> **AIM**
Pictures do not belong in the copy; restate the records below word for word.

> **DATA PROVIDED**

━━━━━━━━━━━━━━━━

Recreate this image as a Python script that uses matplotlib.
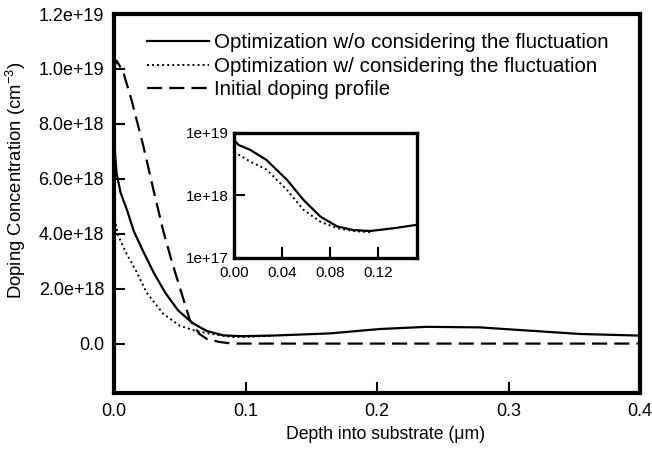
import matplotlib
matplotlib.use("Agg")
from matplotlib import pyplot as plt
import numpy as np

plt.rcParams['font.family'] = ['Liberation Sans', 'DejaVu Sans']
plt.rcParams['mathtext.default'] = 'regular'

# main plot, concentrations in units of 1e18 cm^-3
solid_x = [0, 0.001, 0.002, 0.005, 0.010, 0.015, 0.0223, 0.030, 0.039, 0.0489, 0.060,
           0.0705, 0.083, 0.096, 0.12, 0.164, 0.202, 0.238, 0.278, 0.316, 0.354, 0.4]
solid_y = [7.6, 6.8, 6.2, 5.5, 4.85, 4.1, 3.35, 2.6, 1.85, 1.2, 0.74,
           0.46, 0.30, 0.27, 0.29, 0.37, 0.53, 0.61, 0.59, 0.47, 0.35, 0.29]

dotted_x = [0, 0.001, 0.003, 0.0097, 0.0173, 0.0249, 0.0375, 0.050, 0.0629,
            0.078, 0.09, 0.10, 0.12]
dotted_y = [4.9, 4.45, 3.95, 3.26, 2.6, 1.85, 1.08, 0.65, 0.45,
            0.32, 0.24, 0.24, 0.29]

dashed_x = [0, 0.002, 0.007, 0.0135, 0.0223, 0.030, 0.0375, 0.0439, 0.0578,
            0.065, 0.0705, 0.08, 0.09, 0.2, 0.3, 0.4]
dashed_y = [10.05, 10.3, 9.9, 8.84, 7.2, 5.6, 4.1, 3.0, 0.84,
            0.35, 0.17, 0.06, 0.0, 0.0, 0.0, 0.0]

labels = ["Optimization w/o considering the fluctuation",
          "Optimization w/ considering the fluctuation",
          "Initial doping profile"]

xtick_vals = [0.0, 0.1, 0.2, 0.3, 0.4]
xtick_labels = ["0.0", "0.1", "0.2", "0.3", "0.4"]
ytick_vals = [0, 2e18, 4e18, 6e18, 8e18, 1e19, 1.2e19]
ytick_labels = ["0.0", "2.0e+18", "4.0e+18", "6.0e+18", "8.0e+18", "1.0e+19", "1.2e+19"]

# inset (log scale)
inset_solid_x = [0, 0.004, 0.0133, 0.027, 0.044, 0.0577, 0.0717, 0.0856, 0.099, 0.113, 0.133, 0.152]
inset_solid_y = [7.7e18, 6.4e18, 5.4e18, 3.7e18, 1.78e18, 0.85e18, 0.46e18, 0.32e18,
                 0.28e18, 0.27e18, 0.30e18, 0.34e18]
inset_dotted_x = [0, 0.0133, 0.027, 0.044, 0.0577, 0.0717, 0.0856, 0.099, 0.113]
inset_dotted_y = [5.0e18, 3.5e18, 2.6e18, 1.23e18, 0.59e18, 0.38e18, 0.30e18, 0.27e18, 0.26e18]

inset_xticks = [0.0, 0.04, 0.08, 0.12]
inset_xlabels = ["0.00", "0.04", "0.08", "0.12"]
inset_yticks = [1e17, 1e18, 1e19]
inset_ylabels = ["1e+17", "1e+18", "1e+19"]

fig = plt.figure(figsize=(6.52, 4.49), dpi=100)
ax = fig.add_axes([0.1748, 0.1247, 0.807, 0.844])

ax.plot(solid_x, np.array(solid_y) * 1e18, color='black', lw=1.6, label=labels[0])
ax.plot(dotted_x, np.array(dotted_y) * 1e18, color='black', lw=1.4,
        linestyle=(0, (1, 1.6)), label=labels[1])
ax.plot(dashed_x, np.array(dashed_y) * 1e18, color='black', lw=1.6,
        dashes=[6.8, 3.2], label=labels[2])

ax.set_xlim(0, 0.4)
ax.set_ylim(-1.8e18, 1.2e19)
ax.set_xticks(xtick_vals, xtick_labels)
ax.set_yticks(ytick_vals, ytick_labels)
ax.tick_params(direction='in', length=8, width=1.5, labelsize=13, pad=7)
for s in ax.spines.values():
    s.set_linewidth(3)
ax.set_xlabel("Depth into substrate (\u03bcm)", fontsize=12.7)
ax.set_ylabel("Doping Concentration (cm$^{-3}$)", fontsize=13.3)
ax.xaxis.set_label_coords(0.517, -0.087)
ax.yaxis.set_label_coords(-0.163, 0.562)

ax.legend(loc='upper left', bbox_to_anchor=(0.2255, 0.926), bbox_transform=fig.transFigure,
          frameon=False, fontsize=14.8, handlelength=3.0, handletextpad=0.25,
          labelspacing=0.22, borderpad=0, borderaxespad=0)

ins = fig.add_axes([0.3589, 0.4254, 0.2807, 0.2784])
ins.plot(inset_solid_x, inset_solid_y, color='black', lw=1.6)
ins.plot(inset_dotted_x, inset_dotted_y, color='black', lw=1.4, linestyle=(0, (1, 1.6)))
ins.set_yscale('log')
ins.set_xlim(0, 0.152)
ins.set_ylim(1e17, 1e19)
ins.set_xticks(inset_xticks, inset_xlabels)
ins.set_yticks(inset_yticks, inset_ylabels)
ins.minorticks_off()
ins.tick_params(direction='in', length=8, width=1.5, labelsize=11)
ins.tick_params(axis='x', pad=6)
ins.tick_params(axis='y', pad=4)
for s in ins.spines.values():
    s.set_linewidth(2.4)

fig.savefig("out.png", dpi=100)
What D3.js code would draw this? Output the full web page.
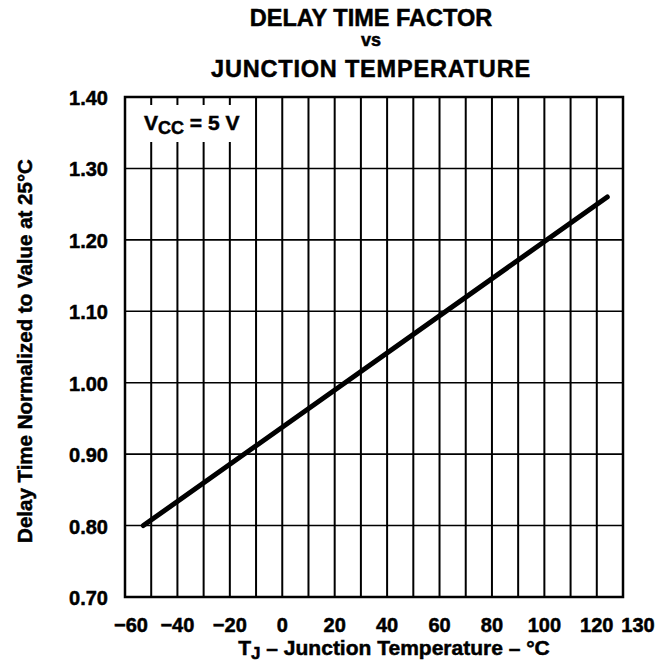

━━━━━━━━━━━━━━━━

> **OUTPUT OF THE TASK**
Recreate this image as a Python script that uses matplotlib.
import matplotlib
matplotlib.use("Agg")
from matplotlib import pyplot as plt
import numpy as np

plt.rcParams['font.family'] = ['Liberation Sans', 'DejaVu Sans']
plt.rcParams['mathtext.default'] = 'regular'

# main plot, concentrations in units of 1e18 cm^-3
solid_x = [0, 0.001, 0.002, 0.005, 0.010, 0.015, 0.0223, 0.030, 0.039, 0.0489, 0.060,
           0.0705, 0.083, 0.096, 0.12, 0.164, 0.202, 0.238, 0.278, 0.316, 0.354, 0.4]
solid_y = [7.6, 6.8, 6.2, 5.5, 4.85, 4.1, 3.35, 2.6, 1.85, 1.2, 0.74,
           0.46, 0.30, 0.27, 0.29, 0.37, 0.53, 0.61, 0.59, 0.47, 0.35, 0.29]

dotted_x = [0, 0.001, 0.003, 0.0097, 0.0173, 0.0249, 0.0375, 0.050, 0.0629,
            0.078, 0.09, 0.10, 0.12]
dotted_y = [4.9, 4.45, 3.95, 3.26, 2.6, 1.85, 1.08, 0.65, 0.45,
            0.32, 0.24, 0.24, 0.29]

dashed_x = [0, 0.002, 0.007, 0.0135, 0.0223, 0.030, 0.0375, 0.0439, 0.0578,
            0.065, 0.0705, 0.08, 0.09, 0.2, 0.3, 0.4]
dashed_y = [10.05, 10.3, 9.9, 8.84, 7.2, 5.6, 4.1, 3.0, 0.84,
            0.35, 0.17, 0.06, 0.0, 0.0, 0.0, 0.0]

labels = ["Optimization w/o considering the fluctuation",
          "Optimization w/ considering the fluctuation",
          "Initial doping profile"]

xtick_vals = [0.0, 0.1, 0.2, 0.3, 0.4]
xtick_labels = ["0.0", "0.1", "0.2", "0.3", "0.4"]
ytick_vals = [0, 2e18, 4e18, 6e18, 8e18, 1e19, 1.2e19]
ytick_labels = ["0.0", "2.0e+18", "4.0e+18", "6.0e+18", "8.0e+18", "1.0e+19", "1.2e+19"]

# inset (log scale)
inset_solid_x = [0, 0.004, 0.0133, 0.027, 0.044, 0.0577, 0.0717, 0.0856, 0.099, 0.113, 0.133, 0.152]
inset_solid_y = [7.7e18, 6.4e18, 5.4e18, 3.7e18, 1.78e18, 0.85e18, 0.46e18, 0.32e18,
                 0.28e18, 0.27e18, 0.30e18, 0.34e18]
inset_dotted_x = [0, 0.0133, 0.027, 0.044, 0.0577, 0.0717, 0.0856, 0.099, 0.113]
inset_dotted_y = [5.0e18, 3.5e18, 2.6e18, 1.23e18, 0.59e18, 0.38e18, 0.30e18, 0.27e18, 0.26e18]

inset_xticks = [0.0, 0.04, 0.08, 0.12]
inset_xlabels = ["0.00", "0.04", "0.08", "0.12"]
inset_yticks = [1e17, 1e18, 1e19]
inset_ylabels = ["1e+17", "1e+18", "1e+19"]

fig = plt.figure(figsize=(6.52, 4.49), dpi=100)
ax = fig.add_axes([0.1748, 0.1247, 0.807, 0.844])

ax.plot(solid_x, np.array(solid_y) * 1e18, color='black', lw=1.6, label=labels[0])
ax.plot(dotted_x, np.array(dotted_y) * 1e18, color='black', lw=1.4,
        linestyle=(0, (1, 1.6)), label=labels[1])
ax.plot(dashed_x, np.array(dashed_y) * 1e18, color='black', lw=1.6,
        dashes=[6.8, 3.2], label=labels[2])

ax.set_xlim(0, 0.4)
ax.set_ylim(-1.8e18, 1.2e19)
ax.set_xticks(xtick_vals, xtick_labels)
ax.set_yticks(ytick_vals, ytick_labels)
ax.tick_params(direction='in', length=8, width=1.5, labelsize=13, pad=7)
for s in ax.spines.values():
    s.set_linewidth(3)
ax.set_xlabel("Depth into substrate (\u03bcm)", fontsize=12.7)
ax.set_ylabel("Doping Concentration (cm$^{-3}$)", fontsize=13.3)
ax.xaxis.set_label_coords(0.517, -0.087)
ax.yaxis.set_label_coords(-0.163, 0.562)

ax.legend(loc='upper left', bbox_to_anchor=(0.2255, 0.926), bbox_transform=fig.transFigure,
          frameon=False, fontsize=14.8, handlelength=3.0, handletextpad=0.25,
          labelspacing=0.22, borderpad=0, borderaxespad=0)

ins = fig.add_axes([0.3589, 0.4254, 0.2807, 0.2784])
ins.plot(inset_solid_x, inset_solid_y, color='black', lw=1.6)
ins.plot(inset_dotted_x, inset_dotted_y, color='black', lw=1.4, linestyle=(0, (1, 1.6)))
ins.set_yscale('log')
ins.set_xlim(0, 0.152)
ins.set_ylim(1e17, 1e19)
ins.set_xticks(inset_xticks, inset_xlabels)
ins.set_yticks(inset_yticks, inset_ylabels)
ins.minorticks_off()
ins.tick_params(direction='in', length=8, width=1.5, labelsize=11)
ins.tick_params(axis='x', pad=6)
ins.tick_params(axis='y', pad=4)
for s in ins.spines.values():
    s.set_linewidth(2.4)

fig.savefig("out.png", dpi=100)
What D3.js code would draw this? Output the full web page.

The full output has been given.